Provided data:
◆ ◆ ◆ ◆

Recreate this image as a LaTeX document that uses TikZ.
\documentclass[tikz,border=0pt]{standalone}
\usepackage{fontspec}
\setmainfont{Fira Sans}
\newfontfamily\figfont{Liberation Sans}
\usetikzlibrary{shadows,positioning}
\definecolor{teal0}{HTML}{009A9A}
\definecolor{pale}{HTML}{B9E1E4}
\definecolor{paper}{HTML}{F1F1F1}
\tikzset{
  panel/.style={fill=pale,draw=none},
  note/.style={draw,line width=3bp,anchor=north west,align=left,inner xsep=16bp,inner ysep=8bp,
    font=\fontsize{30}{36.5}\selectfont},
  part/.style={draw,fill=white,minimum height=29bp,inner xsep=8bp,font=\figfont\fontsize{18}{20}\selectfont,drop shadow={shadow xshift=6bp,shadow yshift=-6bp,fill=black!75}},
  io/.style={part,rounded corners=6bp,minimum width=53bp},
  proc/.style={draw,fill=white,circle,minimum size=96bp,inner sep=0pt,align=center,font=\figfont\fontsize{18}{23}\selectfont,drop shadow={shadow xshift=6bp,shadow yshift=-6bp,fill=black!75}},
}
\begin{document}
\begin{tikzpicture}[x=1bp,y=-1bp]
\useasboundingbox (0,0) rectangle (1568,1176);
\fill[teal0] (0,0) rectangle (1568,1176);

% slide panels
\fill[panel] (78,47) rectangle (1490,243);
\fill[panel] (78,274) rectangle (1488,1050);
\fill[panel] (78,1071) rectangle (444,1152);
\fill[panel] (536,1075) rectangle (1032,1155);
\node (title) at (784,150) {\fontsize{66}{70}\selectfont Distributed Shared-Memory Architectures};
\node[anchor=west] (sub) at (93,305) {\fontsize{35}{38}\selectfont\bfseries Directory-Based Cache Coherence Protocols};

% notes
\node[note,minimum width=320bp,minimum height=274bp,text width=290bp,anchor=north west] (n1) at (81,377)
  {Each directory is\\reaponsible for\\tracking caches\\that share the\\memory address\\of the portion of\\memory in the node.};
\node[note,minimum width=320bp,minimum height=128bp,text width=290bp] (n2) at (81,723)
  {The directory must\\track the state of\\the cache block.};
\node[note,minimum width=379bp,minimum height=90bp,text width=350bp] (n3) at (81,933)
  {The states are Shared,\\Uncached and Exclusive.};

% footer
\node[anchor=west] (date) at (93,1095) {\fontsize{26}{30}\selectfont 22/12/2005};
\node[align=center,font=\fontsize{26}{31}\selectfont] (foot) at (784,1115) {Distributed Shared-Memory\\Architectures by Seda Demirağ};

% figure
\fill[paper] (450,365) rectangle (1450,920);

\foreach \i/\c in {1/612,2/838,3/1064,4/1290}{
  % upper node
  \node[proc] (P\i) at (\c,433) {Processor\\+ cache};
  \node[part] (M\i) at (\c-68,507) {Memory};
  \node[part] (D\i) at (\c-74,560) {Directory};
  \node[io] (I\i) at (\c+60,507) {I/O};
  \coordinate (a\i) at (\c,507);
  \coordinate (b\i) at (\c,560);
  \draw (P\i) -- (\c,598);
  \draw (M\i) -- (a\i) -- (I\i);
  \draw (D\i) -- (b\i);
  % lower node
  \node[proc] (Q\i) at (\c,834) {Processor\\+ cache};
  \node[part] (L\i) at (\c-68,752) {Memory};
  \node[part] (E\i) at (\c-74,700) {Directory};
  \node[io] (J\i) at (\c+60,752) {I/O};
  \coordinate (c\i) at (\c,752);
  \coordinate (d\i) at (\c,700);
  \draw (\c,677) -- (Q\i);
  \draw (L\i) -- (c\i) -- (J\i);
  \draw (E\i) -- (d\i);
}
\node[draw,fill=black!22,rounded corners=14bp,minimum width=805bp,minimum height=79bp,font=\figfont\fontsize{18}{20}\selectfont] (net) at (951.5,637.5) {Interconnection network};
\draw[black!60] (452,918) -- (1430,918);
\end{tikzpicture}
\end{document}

◆ ◆ ◆ ◆

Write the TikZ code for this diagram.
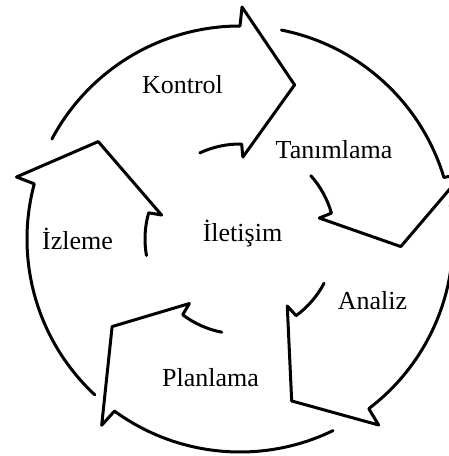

◆ ◆ ◆ ◆

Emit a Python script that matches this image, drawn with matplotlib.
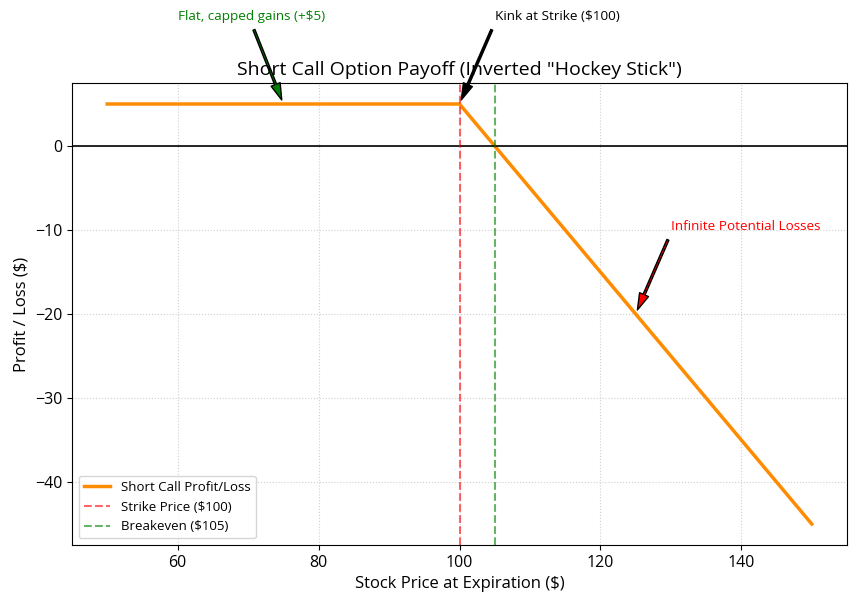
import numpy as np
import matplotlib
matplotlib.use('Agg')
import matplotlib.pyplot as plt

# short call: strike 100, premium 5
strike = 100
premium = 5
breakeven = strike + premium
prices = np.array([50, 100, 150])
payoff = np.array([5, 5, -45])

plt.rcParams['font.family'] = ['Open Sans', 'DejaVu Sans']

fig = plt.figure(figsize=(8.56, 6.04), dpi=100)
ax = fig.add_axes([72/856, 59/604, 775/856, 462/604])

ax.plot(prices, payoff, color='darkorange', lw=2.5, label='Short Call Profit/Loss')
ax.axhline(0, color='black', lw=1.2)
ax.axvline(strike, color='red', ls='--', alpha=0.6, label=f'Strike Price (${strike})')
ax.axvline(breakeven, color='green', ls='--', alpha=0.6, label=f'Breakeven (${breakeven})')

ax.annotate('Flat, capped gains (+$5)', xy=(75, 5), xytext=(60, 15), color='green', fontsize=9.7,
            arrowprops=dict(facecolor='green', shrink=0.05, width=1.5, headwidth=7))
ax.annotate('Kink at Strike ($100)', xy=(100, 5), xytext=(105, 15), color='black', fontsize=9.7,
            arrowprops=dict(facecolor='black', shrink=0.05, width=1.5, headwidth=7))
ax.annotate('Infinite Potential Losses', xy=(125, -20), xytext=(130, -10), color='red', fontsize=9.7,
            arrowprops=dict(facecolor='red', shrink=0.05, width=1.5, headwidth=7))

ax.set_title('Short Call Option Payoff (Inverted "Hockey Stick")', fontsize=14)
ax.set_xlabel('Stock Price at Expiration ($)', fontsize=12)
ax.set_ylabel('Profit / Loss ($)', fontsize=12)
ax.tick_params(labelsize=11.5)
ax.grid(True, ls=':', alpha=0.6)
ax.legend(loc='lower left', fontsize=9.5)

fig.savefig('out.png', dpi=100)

◆ ◆ ◆ ◆

Keep to the lines between the line with "Emit a Python" and the line with "plt.rcParams['font.family'] = ['Open", inclusive, and transcribe them without pictures.

Emit a Python script that matches this image, drawn with matplotlib.
import numpy as np
import matplotlib
matplotlib.use('Agg')
import matplotlib.pyplot as plt

# short call: strike 100, premium 5
strike = 100
premium = 5
breakeven = strike + premium
prices = np.array([50, 100, 150])
payoff = np.array([5, 5, -45])

plt.rcParams['font.family'] = ['Open Sans', 'DejaVu Sans']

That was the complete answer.